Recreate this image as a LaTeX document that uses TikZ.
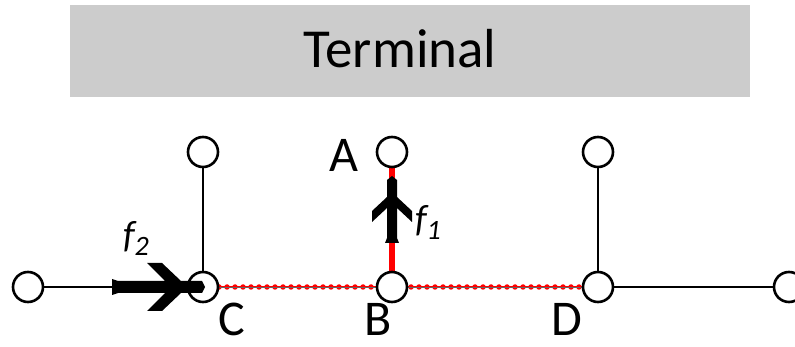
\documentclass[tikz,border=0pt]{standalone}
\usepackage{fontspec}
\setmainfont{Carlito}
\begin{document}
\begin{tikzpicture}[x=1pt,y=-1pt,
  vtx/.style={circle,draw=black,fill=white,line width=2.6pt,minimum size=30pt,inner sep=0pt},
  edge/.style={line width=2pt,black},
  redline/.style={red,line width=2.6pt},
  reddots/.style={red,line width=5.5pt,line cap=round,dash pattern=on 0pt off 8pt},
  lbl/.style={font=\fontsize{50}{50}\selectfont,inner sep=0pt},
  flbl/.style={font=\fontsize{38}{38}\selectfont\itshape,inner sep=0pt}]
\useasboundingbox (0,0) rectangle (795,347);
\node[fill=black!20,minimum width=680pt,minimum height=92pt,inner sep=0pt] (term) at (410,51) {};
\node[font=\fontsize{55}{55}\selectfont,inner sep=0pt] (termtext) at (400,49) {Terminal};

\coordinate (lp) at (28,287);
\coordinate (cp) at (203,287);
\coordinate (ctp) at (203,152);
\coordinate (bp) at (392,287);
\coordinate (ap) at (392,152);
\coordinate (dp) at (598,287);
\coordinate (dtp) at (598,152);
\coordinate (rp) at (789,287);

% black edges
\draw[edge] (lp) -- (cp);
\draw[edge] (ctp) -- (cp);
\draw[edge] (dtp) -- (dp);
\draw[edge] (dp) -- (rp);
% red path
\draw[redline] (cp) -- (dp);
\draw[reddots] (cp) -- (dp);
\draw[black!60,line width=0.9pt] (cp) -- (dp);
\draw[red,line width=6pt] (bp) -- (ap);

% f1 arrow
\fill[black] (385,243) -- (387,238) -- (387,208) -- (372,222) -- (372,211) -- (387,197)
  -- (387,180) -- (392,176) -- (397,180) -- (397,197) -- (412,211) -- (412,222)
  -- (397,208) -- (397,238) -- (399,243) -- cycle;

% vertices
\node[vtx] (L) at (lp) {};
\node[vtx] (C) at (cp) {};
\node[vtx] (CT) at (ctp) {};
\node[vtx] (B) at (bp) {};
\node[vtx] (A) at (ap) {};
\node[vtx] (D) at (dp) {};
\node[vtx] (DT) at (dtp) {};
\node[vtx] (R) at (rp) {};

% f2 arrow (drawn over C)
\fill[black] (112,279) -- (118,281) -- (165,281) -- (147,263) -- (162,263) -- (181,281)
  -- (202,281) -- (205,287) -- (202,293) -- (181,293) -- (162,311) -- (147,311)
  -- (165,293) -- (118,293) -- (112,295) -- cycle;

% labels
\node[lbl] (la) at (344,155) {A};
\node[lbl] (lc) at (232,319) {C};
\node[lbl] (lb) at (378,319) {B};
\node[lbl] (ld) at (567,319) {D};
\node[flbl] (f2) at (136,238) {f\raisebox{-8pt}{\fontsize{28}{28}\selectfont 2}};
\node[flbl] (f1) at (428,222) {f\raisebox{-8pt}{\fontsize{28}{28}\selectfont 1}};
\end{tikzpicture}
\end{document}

****

- **The request**
Print the whole listing above once more, word for word, without its pictures.

- **Exercise output**
Recreate this image as a LaTeX document that uses TikZ.
\documentclass[tikz,border=0pt]{standalone}
\usepackage{fontspec}
\setmainfont{Carlito}
\begin{document}
\begin{tikzpicture}[x=1pt,y=-1pt,
  vtx/.style={circle,draw=black,fill=white,line width=2.6pt,minimum size=30pt,inner sep=0pt},
  edge/.style={line width=2pt,black},
  redline/.style={red,line width=2.6pt},
  reddots/.style={red,line width=5.5pt,line cap=round,dash pattern=on 0pt off 8pt},
  lbl/.style={font=\fontsize{50}{50}\selectfont,inner sep=0pt},
  flbl/.style={font=\fontsize{38}{38}\selectfont\itshape,inner sep=0pt}]
\useasboundingbox (0,0) rectangle (795,347);
\node[fill=black!20,minimum width=680pt,minimum height=92pt,inner sep=0pt] (term) at (410,51) {};
\node[font=\fontsize{55}{55}\selectfont,inner sep=0pt] (termtext) at (400,49) {Terminal};

\coordinate (lp) at (28,287);
\coordinate (cp) at (203,287);
\coordinate (ctp) at (203,152);
\coordinate (bp) at (392,287);
\coordinate (ap) at (392,152);
\coordinate (dp) at (598,287);
\coordinate (dtp) at (598,152);
\coordinate (rp) at (789,287);

% black edges
\draw[edge] (lp) -- (cp);
\draw[edge] (ctp) -- (cp);
\draw[edge] (dtp) -- (dp);
\draw[edge] (dp) -- (rp);
% red path
\draw[redline] (cp) -- (dp);
\draw[reddots] (cp) -- (dp);
\draw[black!60,line width=0.9pt] (cp) -- (dp);
\draw[red,line width=6pt] (bp) -- (ap);

% f1 arrow
\fill[black] (385,243) -- (387,238) -- (387,208) -- (372,222) -- (372,211) -- (387,197)
  -- (387,180) -- (392,176) -- (397,180) -- (397,197) -- (412,211) -- (412,222)
  -- (397,208) -- (397,238) -- (399,243) -- cycle;

% vertices
\node[vtx] (L) at (lp) {};
\node[vtx] (C) at (cp) {};
\node[vtx] (CT) at (ctp) {};
\node[vtx] (B) at (bp) {};
\node[vtx] (A) at (ap) {};
\node[vtx] (D) at (dp) {};
\node[vtx] (DT) at (dtp) {};
\node[vtx] (R) at (rp) {};

% f2 arrow (drawn over C)
\fill[black] (112,279) -- (118,281) -- (165,281) -- (147,263) -- (162,263) -- (181,281)
  -- (202,281) -- (205,287) -- (202,293) -- (181,293) -- (162,311) -- (147,311)
  -- (165,293) -- (118,293) -- (112,295) -- cycle;

% labels
\node[lbl] (la) at (344,155) {A};
\node[lbl] (lc) at (232,319) {C};
\node[lbl] (lb) at (378,319) {B};
\node[lbl] (ld) at (567,319) {D};
\node[flbl] (f2) at (136,238) {f\raisebox{-8pt}{\fontsize{28}{28}\selectfont 2}};
\node[flbl] (f1) at (428,222) {f\raisebox{-8pt}{\fontsize{28}{28}\selectfont 1}};
\end{tikzpicture}
\end{document}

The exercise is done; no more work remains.